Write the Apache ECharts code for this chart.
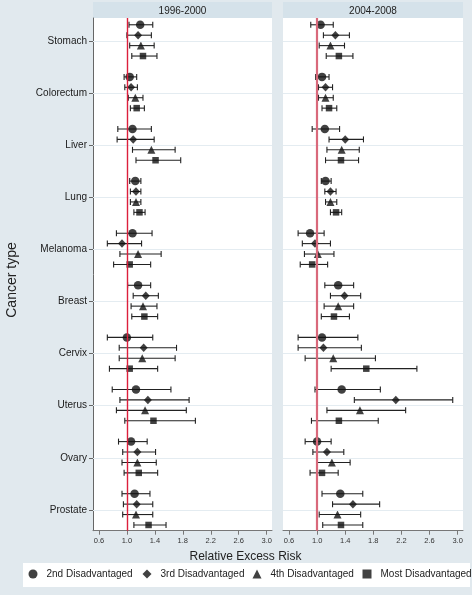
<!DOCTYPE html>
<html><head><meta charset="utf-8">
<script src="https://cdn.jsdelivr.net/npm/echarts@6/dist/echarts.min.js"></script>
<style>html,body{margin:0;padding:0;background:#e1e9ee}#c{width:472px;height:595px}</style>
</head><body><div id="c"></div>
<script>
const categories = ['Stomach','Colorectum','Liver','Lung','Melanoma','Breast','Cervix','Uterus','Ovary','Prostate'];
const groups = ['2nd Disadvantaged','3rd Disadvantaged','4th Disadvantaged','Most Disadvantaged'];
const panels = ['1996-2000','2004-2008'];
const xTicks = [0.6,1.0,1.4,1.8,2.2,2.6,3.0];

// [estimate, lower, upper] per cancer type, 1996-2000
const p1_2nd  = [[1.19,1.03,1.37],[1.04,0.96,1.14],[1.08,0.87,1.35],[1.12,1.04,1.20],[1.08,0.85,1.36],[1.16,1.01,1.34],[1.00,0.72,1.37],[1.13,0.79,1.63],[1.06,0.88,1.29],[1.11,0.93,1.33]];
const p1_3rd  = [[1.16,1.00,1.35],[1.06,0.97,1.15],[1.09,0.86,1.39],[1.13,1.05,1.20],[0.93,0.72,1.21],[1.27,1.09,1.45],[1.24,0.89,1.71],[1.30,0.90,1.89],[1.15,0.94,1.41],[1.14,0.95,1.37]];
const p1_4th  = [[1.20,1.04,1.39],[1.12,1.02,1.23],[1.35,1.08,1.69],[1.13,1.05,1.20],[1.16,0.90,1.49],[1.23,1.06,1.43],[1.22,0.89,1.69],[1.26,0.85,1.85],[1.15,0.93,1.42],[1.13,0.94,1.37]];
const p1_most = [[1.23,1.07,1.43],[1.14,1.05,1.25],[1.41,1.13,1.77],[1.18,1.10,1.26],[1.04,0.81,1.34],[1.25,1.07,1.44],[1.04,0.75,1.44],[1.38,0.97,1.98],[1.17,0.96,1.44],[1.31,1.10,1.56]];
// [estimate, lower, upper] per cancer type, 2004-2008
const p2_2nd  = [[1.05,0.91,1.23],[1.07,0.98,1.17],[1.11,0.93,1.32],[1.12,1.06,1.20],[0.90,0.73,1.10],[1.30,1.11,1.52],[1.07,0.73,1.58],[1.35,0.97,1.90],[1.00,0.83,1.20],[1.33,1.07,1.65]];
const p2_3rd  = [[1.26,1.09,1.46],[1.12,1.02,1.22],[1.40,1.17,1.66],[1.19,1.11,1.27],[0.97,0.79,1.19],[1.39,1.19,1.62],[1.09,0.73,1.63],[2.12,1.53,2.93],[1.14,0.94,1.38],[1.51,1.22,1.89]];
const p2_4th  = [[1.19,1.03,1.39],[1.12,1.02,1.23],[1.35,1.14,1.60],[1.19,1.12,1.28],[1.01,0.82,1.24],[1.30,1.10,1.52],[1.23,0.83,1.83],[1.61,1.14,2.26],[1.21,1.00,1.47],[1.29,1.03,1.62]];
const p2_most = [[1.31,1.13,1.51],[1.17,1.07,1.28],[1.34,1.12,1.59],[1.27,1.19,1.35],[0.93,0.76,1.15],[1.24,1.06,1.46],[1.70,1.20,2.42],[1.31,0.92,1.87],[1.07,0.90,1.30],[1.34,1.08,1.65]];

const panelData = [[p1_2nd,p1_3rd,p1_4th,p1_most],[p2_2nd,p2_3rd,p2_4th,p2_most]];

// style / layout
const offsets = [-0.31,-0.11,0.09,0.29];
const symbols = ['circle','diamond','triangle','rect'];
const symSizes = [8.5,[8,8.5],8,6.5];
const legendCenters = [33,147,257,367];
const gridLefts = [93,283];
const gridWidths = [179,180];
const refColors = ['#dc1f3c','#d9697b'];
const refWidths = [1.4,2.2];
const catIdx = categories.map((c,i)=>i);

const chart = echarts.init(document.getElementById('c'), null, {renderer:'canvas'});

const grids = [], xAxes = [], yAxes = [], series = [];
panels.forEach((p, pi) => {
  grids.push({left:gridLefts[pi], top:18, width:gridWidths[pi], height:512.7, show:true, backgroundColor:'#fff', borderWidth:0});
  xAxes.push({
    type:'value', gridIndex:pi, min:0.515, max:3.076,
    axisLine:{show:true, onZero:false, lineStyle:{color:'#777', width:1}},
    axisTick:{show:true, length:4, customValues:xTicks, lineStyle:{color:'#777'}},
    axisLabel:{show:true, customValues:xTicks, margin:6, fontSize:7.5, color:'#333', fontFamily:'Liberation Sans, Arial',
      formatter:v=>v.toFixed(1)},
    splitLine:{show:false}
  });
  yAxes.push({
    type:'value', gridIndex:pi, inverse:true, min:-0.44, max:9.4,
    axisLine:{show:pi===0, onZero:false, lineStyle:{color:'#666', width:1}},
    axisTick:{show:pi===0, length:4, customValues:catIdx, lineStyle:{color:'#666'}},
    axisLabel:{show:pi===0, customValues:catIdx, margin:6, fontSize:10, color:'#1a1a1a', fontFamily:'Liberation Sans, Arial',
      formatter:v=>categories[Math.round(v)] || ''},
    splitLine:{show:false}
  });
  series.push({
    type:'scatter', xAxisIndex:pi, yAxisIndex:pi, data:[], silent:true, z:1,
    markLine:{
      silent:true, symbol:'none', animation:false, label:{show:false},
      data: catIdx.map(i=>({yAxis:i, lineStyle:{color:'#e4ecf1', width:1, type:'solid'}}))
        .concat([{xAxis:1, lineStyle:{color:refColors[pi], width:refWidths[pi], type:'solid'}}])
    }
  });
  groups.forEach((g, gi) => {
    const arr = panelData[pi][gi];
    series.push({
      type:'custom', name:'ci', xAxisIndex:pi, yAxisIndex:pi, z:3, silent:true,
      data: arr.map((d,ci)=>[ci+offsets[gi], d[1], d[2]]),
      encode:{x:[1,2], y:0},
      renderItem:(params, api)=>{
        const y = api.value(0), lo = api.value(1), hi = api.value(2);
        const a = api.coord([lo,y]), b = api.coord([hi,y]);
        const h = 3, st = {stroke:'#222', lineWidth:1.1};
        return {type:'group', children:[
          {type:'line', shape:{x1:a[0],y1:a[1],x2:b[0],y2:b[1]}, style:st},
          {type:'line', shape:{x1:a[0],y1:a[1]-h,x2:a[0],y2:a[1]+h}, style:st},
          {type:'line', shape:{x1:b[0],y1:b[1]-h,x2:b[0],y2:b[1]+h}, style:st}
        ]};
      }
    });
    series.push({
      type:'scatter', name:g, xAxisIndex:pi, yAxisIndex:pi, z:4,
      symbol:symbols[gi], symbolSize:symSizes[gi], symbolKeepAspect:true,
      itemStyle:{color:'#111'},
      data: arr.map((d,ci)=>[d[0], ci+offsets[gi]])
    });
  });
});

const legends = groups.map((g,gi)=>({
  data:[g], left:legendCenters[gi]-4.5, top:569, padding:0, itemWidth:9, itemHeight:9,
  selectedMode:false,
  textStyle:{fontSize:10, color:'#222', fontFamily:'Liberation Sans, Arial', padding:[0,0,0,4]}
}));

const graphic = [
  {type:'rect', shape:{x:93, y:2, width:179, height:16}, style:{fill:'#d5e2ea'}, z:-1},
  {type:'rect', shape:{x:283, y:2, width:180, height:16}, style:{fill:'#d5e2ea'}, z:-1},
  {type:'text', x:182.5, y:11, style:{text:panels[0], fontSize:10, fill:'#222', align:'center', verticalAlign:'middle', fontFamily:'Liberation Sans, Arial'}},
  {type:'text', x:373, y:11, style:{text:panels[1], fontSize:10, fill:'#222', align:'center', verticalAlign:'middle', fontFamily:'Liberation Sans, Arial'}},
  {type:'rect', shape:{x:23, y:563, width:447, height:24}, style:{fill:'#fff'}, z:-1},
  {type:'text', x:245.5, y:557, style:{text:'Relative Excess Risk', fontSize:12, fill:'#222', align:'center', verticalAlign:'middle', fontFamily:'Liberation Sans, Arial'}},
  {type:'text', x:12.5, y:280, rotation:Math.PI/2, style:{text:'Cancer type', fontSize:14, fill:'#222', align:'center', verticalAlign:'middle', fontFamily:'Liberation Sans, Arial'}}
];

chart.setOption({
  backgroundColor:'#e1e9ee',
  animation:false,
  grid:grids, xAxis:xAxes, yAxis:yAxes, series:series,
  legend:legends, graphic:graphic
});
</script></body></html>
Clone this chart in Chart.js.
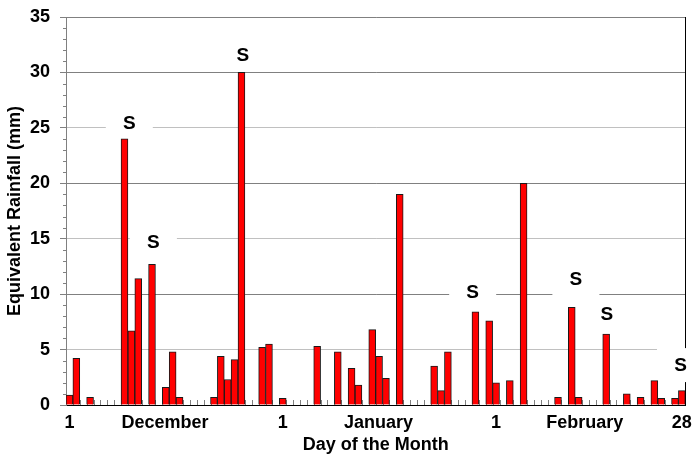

+ + + +

- AIM OF THE EXERCISE
Reproduce each line holding the word "this".

- FINAL RESULT
Write the Apache ECharts code for this chart.
Clone this chart in Chart.js.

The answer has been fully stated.